A couple of weeks ago I wrote about my whirlwind romance with Mount Washington. In my studies, I found the subject of optics and light to be fascinating. There is no shortage of optical phenomena from the summit of Mount Washington. From my first mountain shadow to this morning’s sunrise, I am consistently amazed by the display of color and light.

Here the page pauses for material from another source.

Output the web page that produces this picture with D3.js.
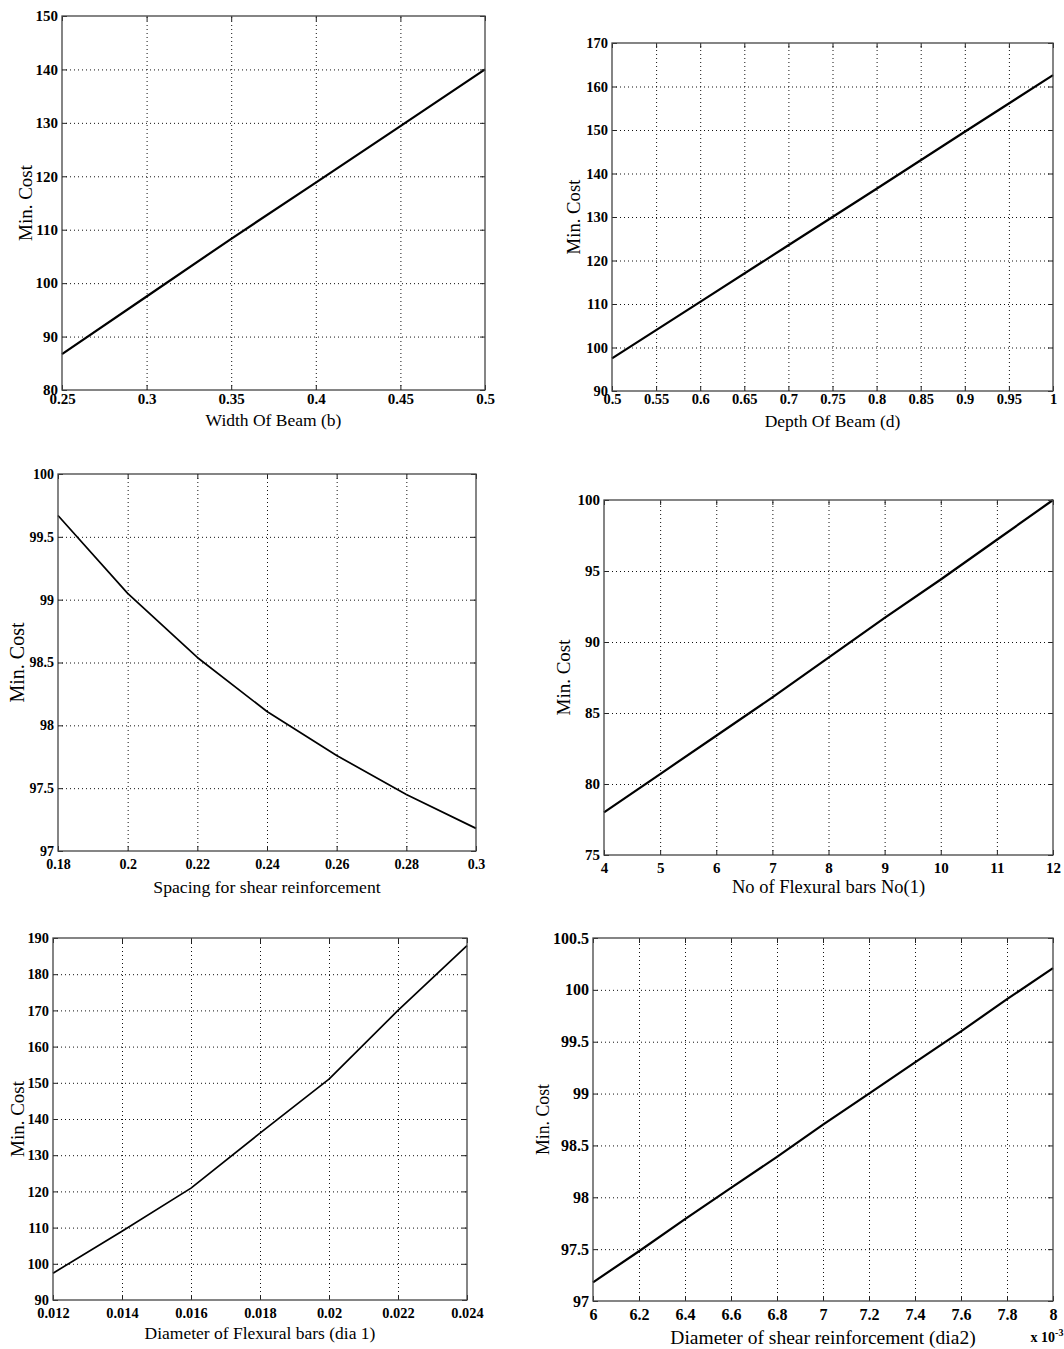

Clouds are especially exciting, and not just because we’re in them so often. Clouds are nature’s forecasters. The type of clouds in the sky can tell the seasoned observer the state of the atmosphere. This comment isn’t about that. It’s about the fun part of clouds. A long, long time ago, an intern by the name of Ted Letcher (yup, I remember you!) wrote about nephelococcygia, which is the act of seeking and finding shapes in clouds. Popular shapes spotted from the summit consist of flying saucers (a result of common lenticular clouds), cotton balls (for the unimaginative), castles, dragons, fish…you name it, and we’ve probably seen a cloud that looks like it. Today we saw some of the coolest looking clouds, ever. Thankfully, Drew had enough sense to grab the camera.

It looked like a new, small mountain range had grown in a matter of seconds, complete with lenticular clouds spreading smoothly across the tops. Now we’re in the fog, which will last through the night as a weak cold front plunges south from Canada. Hopefully the clouds will lift from the mountain and provide a few more opportunities for us to practice nephelococcygia.